Makna Simbolis Dodol Hitam

 * Perekat dan Persatuan:

   * Tekstur dodol yang lengket dan kenyal sering kali diartikan sebagai simbol persatuan dan keharmonisan. Dalam acara-acara adat, keberadaan dodol melambangkan harapan agar hubungan antar anggota keluarga atau masyarakat tetap erat, lengket, dan tidak mudah terputus.

 * Ketekunan dan Kesabaran:

   * Proses pembuatan dodol sangat panjang dan memerlukan kesabaran ekstra. Adonan harus terus diaduk selama berjam-jam tanpa henti hingga mencapai tekstur yang sempurna. Proses ini mengajarkan tentang ketekunan, kerja keras, dan kesabaran dalam mencapai tujuan.

 * Duka dan Kesedihan:

   * Dalam beberapa tradisi, khususnya pada ritual pemakaman atau acara berkabung, warna hitam pada dodol juga melambangkan duka cita atau kesedihan. Dodol hitam sering disajikan sebagai wujud empati dan penghormatan kepada keluarga yang ditinggalkan.

 * Doa dan Harapan Baik:

   * Dodol hitam sering kali disajikan dalam acara-acara sakral, seperti selamatan, hajatan, atau upacara adat. Kehadirannya mengandung doa dan harapan agar segala sesuatu berjalan dengan baik, lancar, dan penuh keberkahan.

Dengan demikian, dodol hitam bukan hanya makanan, tetapi juga sarana komunikasi budaya yang kaya akan nilai filosofis dan makna simbolis, mengajarkan tentang pentingnya kebersamaan, ketekunan, dan penghormatan terhadap tradisi.

6. Kawore/Koca/Klepon

Secara umum, kue klapon—yang sering juga dikenal sebagai klepon di beberapa daerah—memiliki makna simbolis yang kaya, terutama dalam tradisi Jawa dan Bali, yang kemudian menyebar ke berbagai wilayah lain, termasuk Bima.

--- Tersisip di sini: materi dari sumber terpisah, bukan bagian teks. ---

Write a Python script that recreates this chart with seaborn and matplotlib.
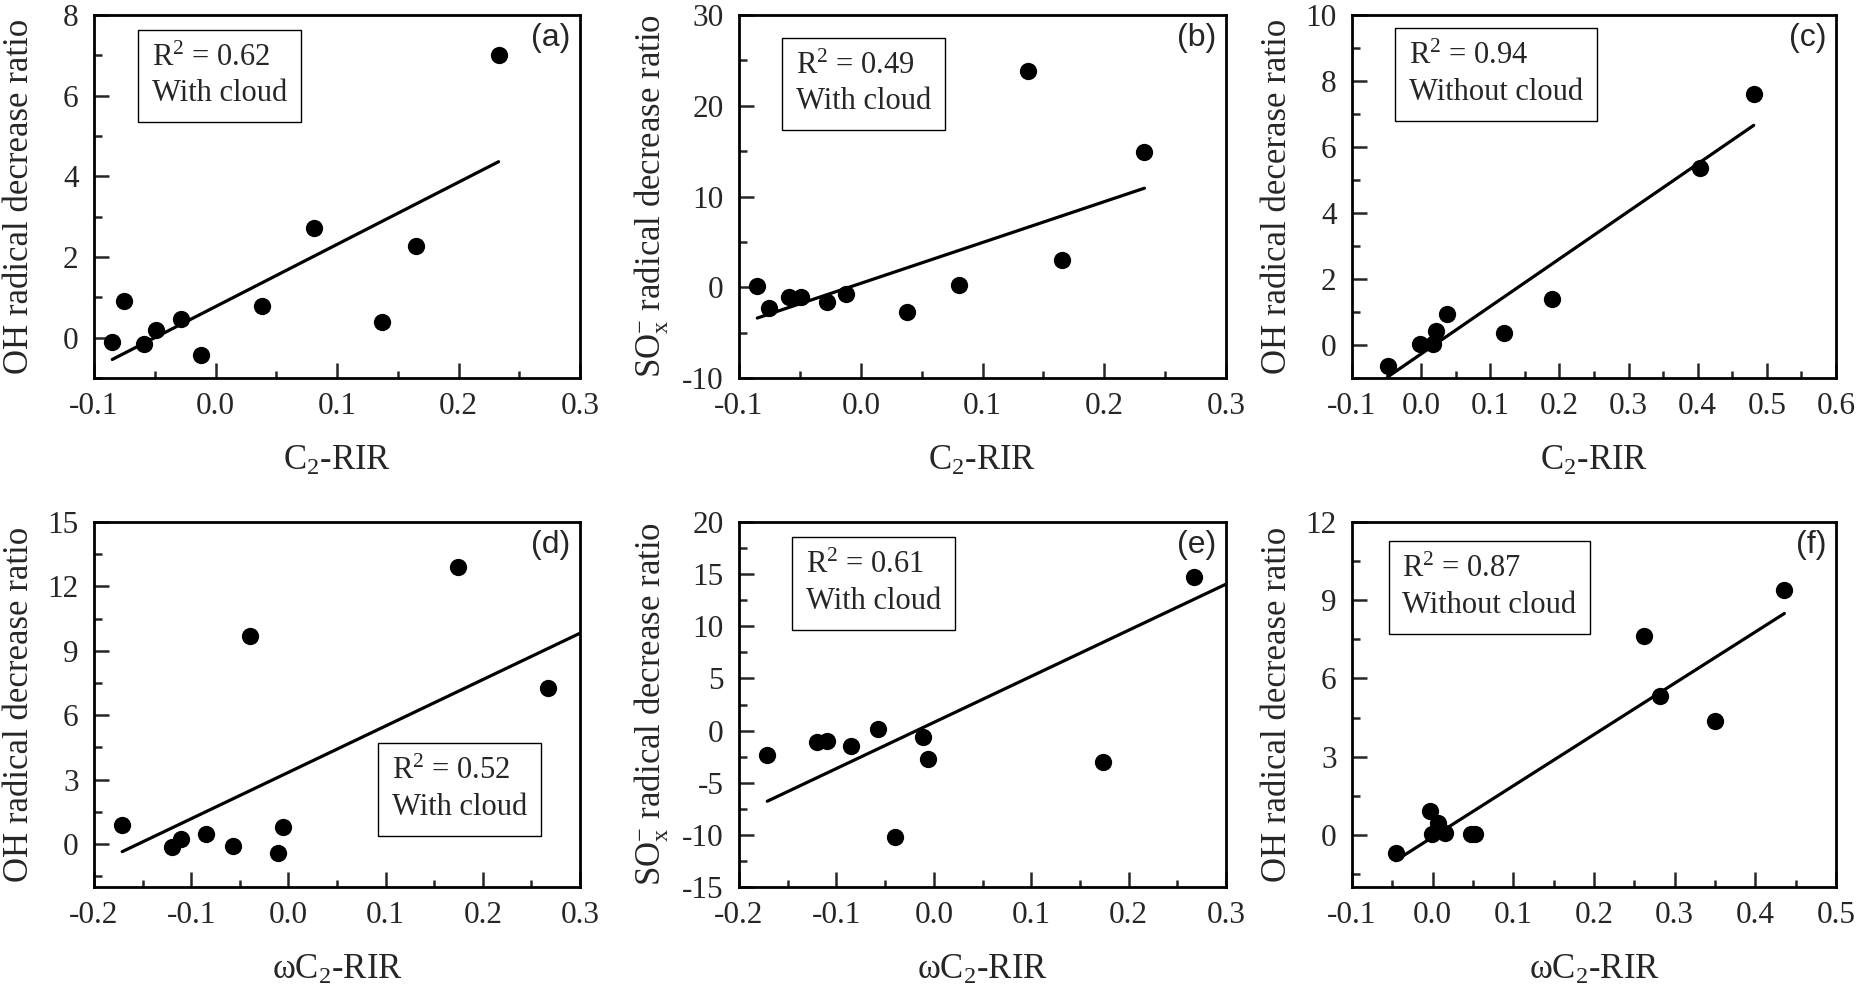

Makna ini biasanya terkait dengan bentuk, warna, dan cara pembuatannya.

Makna Simbolis Kue Klapon

1. Sederhana, tetapi Penuh Makna

 * Bentuknya yang bulat kecil melambangkan kesederhanaan dan kemurnian. Kue ini mengingatkan kita bahwa kebahagiaan dan keberkahan bisa datang dari hal-hal yang sederhana.

2. Harapan Akan Keberuntungan

 * Warna hijau cerah dari daun suji atau pandan melambangkan kesegaran, pertumbuhan, dan harapan baru. Ini juga dikaitkan dengan alam dan kemakmuran. Butiran kelapa parut yang membalutnya melambangkan kemakmuran dan rejeki yang melimpah.

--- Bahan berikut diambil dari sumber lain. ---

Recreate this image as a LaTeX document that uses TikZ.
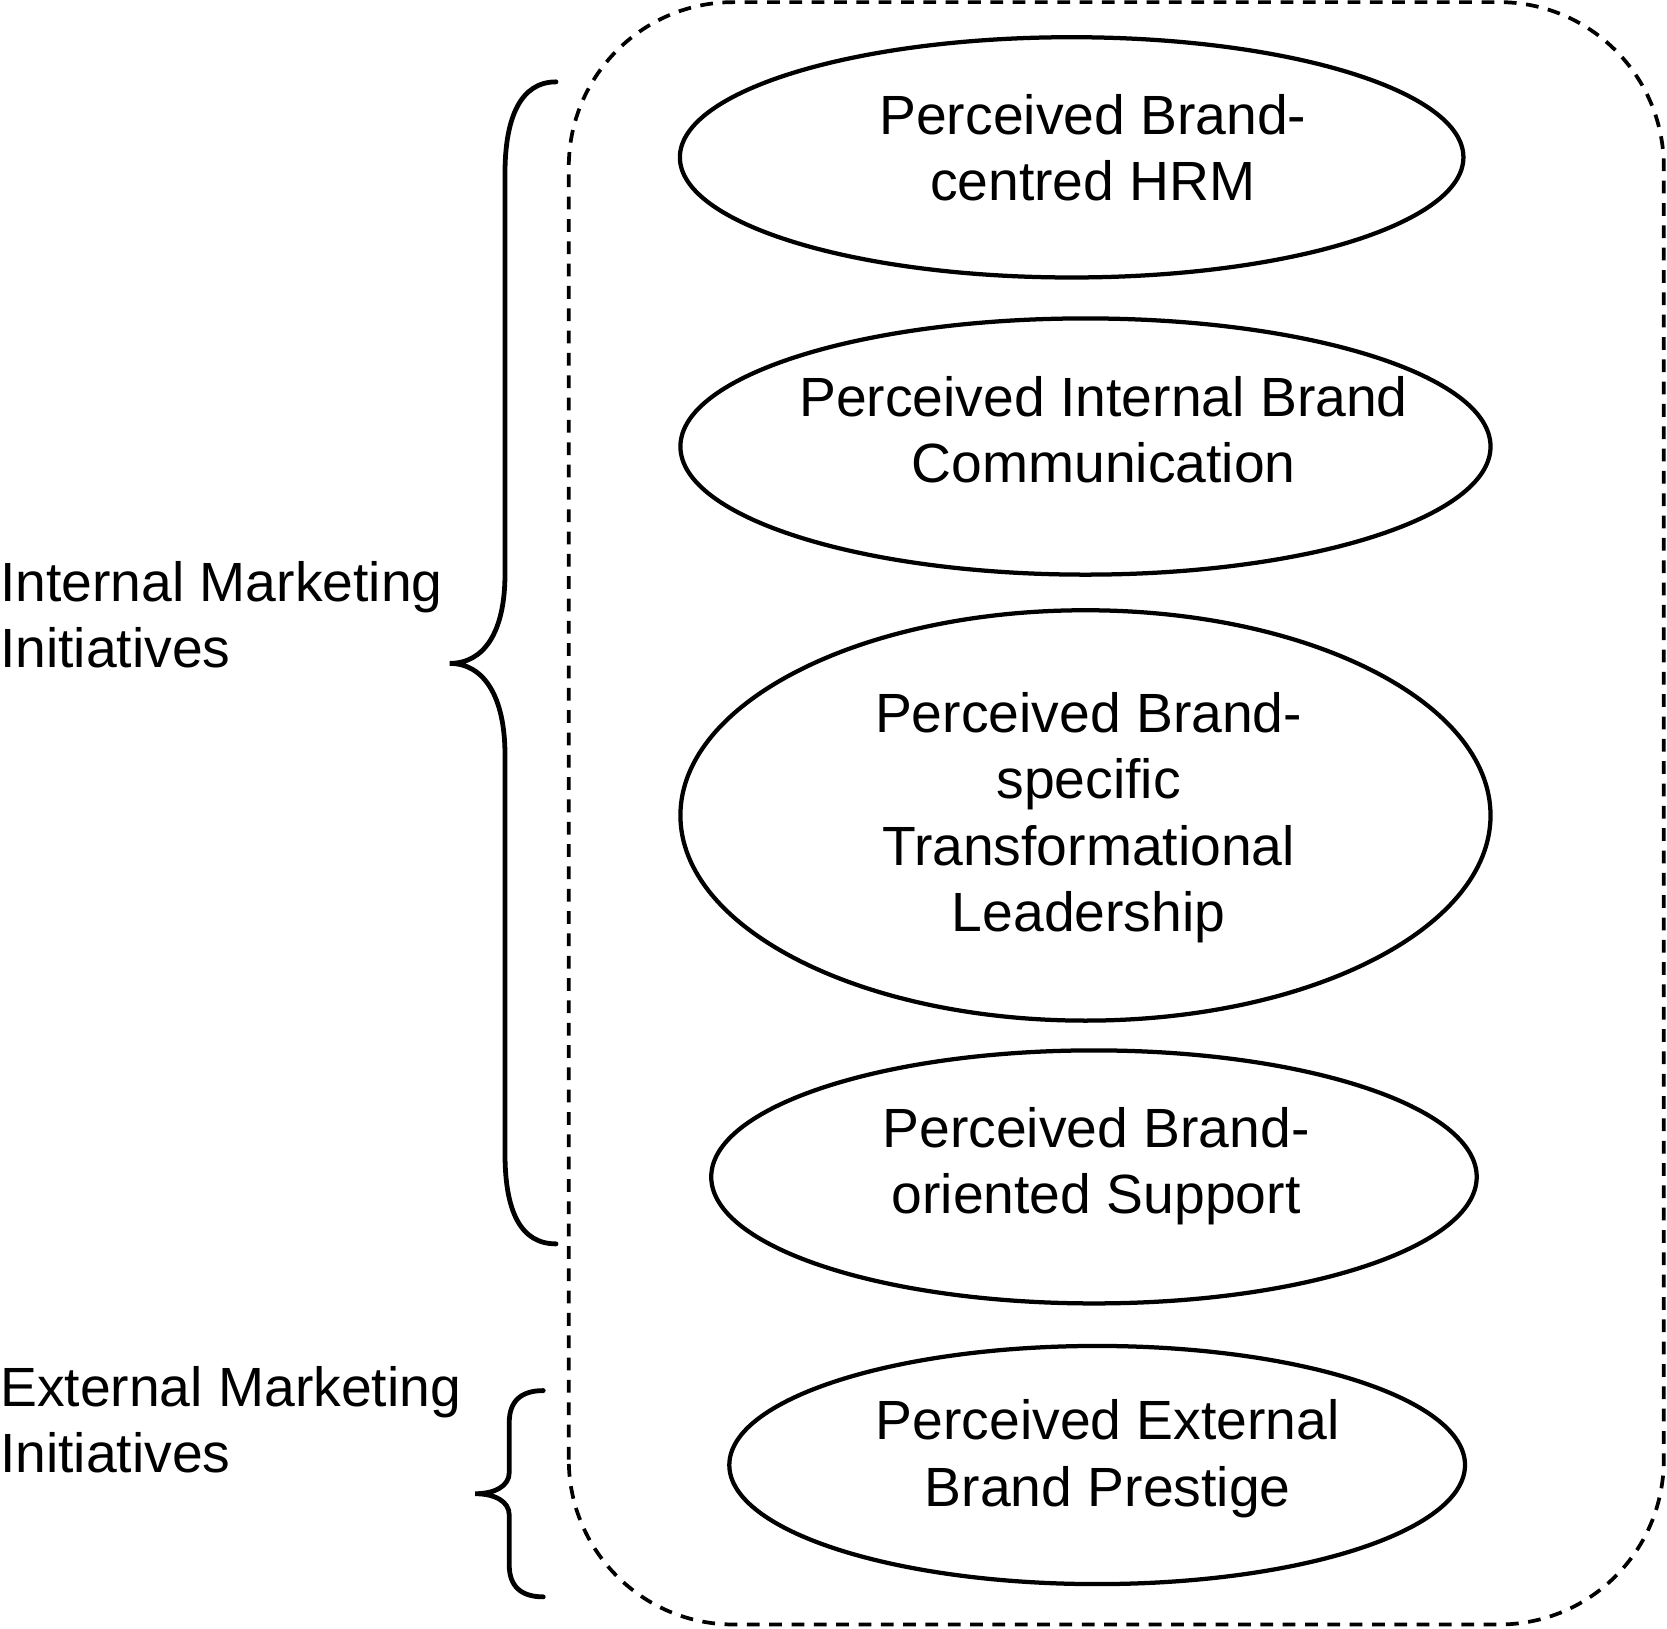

3. Kejutan dan Kegembiraan

 * Bagian paling khas dari kue klapon adalah sensasi saat memakannya. Ketika digigit, gula merah cair di dalamnya akan pecah dan lumer di mulut. Sensasi "kejutan" ini melambangkan kegembiraan dan manisnya hidup yang tidak terduga.

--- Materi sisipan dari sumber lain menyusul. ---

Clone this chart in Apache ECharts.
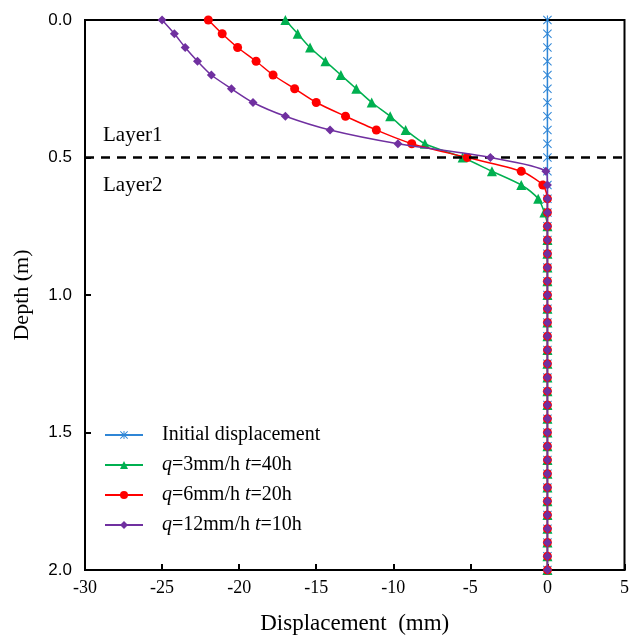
<!DOCTYPE html>
<html>
<head>
<meta charset="utf-8">
<script src="https://cdn.jsdelivr.net/npm/echarts@6/dist/echarts.min.js"></script>
<style>
  html, body { margin: 0; padding: 0; background: #fff; }
  #chart { width: 632px; height: 640px; }
</style>
</head>
<body>
<div id="chart"></div>
<script>
// Depth of each measuring point (m)
const depth = [0, 0.05, 0.1, 0.15, 0.2, 0.25, 0.3, 0.35, 0.4, 0.45, 0.5, 0.55, 0.6, 0.65, 0.7, 0.75, 0.8, 0.85, 0.9, 0.95,
  1.0, 1.05, 1.1, 1.15, 1.2, 1.25, 1.3, 1.35, 1.4, 1.45, 1.5, 1.55, 1.6, 1.65, 1.7, 1.75, 1.8, 1.85, 1.9, 1.95, 2.0];

// Horizontal displacement (mm) at each depth
const initialDisp = [0, 0, 0, 0, 0, 0, 0, 0, 0, 0, 0, 0, 0, 0, 0, 0, 0, 0, 0, 0,
  0, 0, 0, 0, 0, 0, 0, 0, 0, 0, 0, 0, 0, 0, 0, 0, 0, 0, 0, 0, 0];
const q3Disp = [-17.0, -16.2, -15.4, -14.4, -13.4, -12.4, -11.4, -10.2, -9.2, -7.95, -5.5, -3.6, -1.7, -0.6, -0.2, 0, 0, 0, 0, 0,
  0, 0, 0, 0, 0, 0, 0, 0, 0, 0, 0, 0, 0, 0, 0, 0, 0, 0, 0, 0, 0];
const q6Disp = [-22.0, -21.1, -20.1, -18.9, -17.8, -16.4, -15.0, -13.1, -11.1, -8.8, -5.2, -1.7, -0.3, 0, 0, 0, 0, 0, 0, 0,
  0, 0, 0, 0, 0, 0, 0, 0, 0, 0, 0, 0, 0, 0, 0, 0, 0, 0, 0, 0, 0];
const q12Disp = [-25.0, -24.2, -23.5, -22.7, -21.8, -20.5, -19.1, -17.0, -14.1, -9.7, -3.7, -0.1, 0, 0, 0, 0, 0, 0, 0, 0,
  0, 0, 0, 0, 0, 0, 0, 0, 0, 0, 0, 0, 0, 0, 0, 0, 0, 0, 0, 0, 0];

const seriesNames = ['Initial displacement', 'q=3mm/h t=40h', 'q=6mm/h t=20h', 'q=12mm/h t=10h'];
const layerBoundary = 0.5;
const layerLabels = ['Layer1', 'Layer2'];

const SERIF = '"Liberation Serif", "Times New Roman", serif';
const SANS = '"Liberation Sans", Arial, sans-serif';

// asterisk marker: vertical bar plus two diagonals
const asterisk = 'path://M4.4 0L5.6 0L5.6 10L4.4 10Z M0.8 0L10 9.2L9.2 10L0 0.8Z M9.2 0L10 0.8L0.8 10L0 9.2Z';

function pairs(values) {
  return values.map((v, i) => [v, depth[i]]);
}

const chart = echarts.init(document.getElementById('chart'), null, { renderer: 'canvas' });

const legendRich = {
  n: { fontFamily: SERIF, fontSize: 20, color: '#000' },
  i: { fontFamily: SERIF, fontSize: 20, color: '#000', fontStyle: 'italic' }
};

chart.setOption({
  animation: false,
  backgroundColor: '#fff',
  grid: {
    left: 85, right: 5, top: 20, bottom: 67,
    show: true, borderColor: '#000', borderWidth: 2, backgroundColor: 'transparent'
  },
  legend: {
    orient: 'vertical',
    left: 99, top: 420,
    itemWidth: 38, itemHeight: 10, itemGap: 10,
    data: seriesNames,
    textStyle: { fontFamily: SERIF, fontSize: 20, color: '#000', rich: legendRich, padding: [0, 0, 0, 14] },
    formatter: function (name) {
      const m = name.match(/^q=(.*) t=(.*)$/);
      if (!m) return '{n|' + name + '}';
      return '{i|q}{n|=' + m[1] + ' }{i|t}{n|=' + m[2] + '}';
    }
  },
  xAxis: {
    type: 'value', min: -30, max: 5, interval: 5,
    name: 'Displacement  (mm)', nameLocation: 'middle', nameGap: 42,
    nameTextStyle: { fontFamily: SERIF, fontSize: 23, color: '#000' },
    axisLine: { show: true, onZero: false, lineStyle: { color: '#000', width: 2 } },
    axisTick: { show: true, inside: true, length: 6, lineStyle: { color: '#000', width: 2 } },
    axisLabel: { fontFamily: SERIF, fontSize: 18, color: '#000', margin: 9 },
    splitLine: { show: false }
  },
  yAxis: {
    type: 'value', inverse: true, min: 0, max: 2, interval: 0.5,
    name: 'Depth (m)', nameLocation: 'middle', nameGap: 52, nameRotate: 90,
    nameTextStyle: { fontFamily: SERIF, fontSize: 22, color: '#000' },
    axisLine: { show: true, onZero: false, lineStyle: { color: '#000', width: 2 } },
    axisTick: { show: true, inside: true, length: 6, lineStyle: { color: '#000', width: 2 } },
    axisLabel: { fontFamily: SANS, fontSize: 17, color: '#000', margin: 13, formatter: v => v.toFixed(1) },
    splitLine: { show: false }
  },
  series: [
    {
      name: seriesNames[0], type: 'line', data: pairs(initialDisp),
      symbol: asterisk, symbolSize: 9,
      lineStyle: { color: '#2F86D6', width: 1.5 },
      itemStyle: { color: '#2F86D6' },
      z: 2,
      markLine: {
        silent: true, symbol: 'none', label: { show: false },
        lineStyle: { color: '#000', type: [9, 7], width: 2.5 },
        data: [{ yAxis: layerBoundary }]
      }
    },
    {
      name: seriesNames[1], type: 'line', data: pairs(q3Disp), smooth: 0.25,
      symbol: 'triangle', symbolSize: 10,
      lineStyle: { color: '#00B050', width: 1.5 },
      itemStyle: { color: '#00B050' },
      z: 3
    },
    {
      name: seriesNames[2], type: 'line', data: pairs(q6Disp), smooth: 0.25,
      symbol: 'circle', symbolSize: 9,
      lineStyle: { color: '#FF0000', width: 1.5 },
      itemStyle: { color: '#FF0000' },
      z: 4
    },
    {
      name: seriesNames[3], type: 'line', data: pairs(q12Disp), smooth: 0.25,
      symbol: 'diamond', symbolSize: 9,
      lineStyle: { color: '#7030A0', width: 1.5 },
      itemStyle: { color: '#7030A0' },
      z: 5
    }
  ],
  graphic: [
    { type: 'text', left: 103, top: 125, style: { text: layerLabels[0], fontFamily: SERIF, fontSize: 21, fill: '#000' } },
    { type: 'text', left: 103, top: 175, style: { text: layerLabels[1], fontFamily: SERIF, fontSize: 21, fill: '#000' } }
  ]
});
</script>
</body>
</html>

Dalam konteks acara adat seperti Doa Dana di Bima, kue klapon disajikan sebagai simbol harapan agar kehidupan masyarakat selalu dipenuhi dengan keberuntungan, kemakmuran, dan kebahagiaan yang manis, terlepas dari segala tantangan.

Tradisi makan bersama ini menjadi momen penting untuk mempererat tali silaturahmi, menghilangkan perbedaan status sosial, dan menguatkan rasa kebersamaan di antara warga.

Nilai-Nilai dalam "Doa Dana"

Lebih dari sekadar ritual, Doa Dana menyimpan nilai-nilai luhur yang relevan hingga saat ini. Tradisi ini mengajarkan kita tentang:

 * Ketergantungan pada Tuhan: Mengingatkan bahwa segala sesuatu datang dari Sang Pencipta dan hanya kepada-Nya kita memohon pertolongan.

 * Penghormatan terhadap Alam: Menumbuhkan kesadaran bahwa manusia memiliki tanggung jawab untuk menjaga dan merawat lingkungan.

 * Kebersamaan dan Persatuan: Memperkuat ikatan sosial dan rasa gotong royong di tengah masyarakat.

 * Rasa Syukur: Mengajak masyarakat untuk senantiasa bersyukur atas anugerah yang diberikan oleh alam.

Dengan demikian, "Doa Dana" bukan sekadar warisan masa lalu. Ia adalah sebuah petunjuk hidup yang mengarahkan masyarakat Bima untuk hidup dalam harmoni, penuh rasa syukur, dan saling menjaga satu sama

lain serta lingkungan di sekitarnya. Tradisi ini menjadi pengingat yang kuat bahwa spiritualitas, budaya, dan alam adalah satu kesatuan yang tak terpisahkan.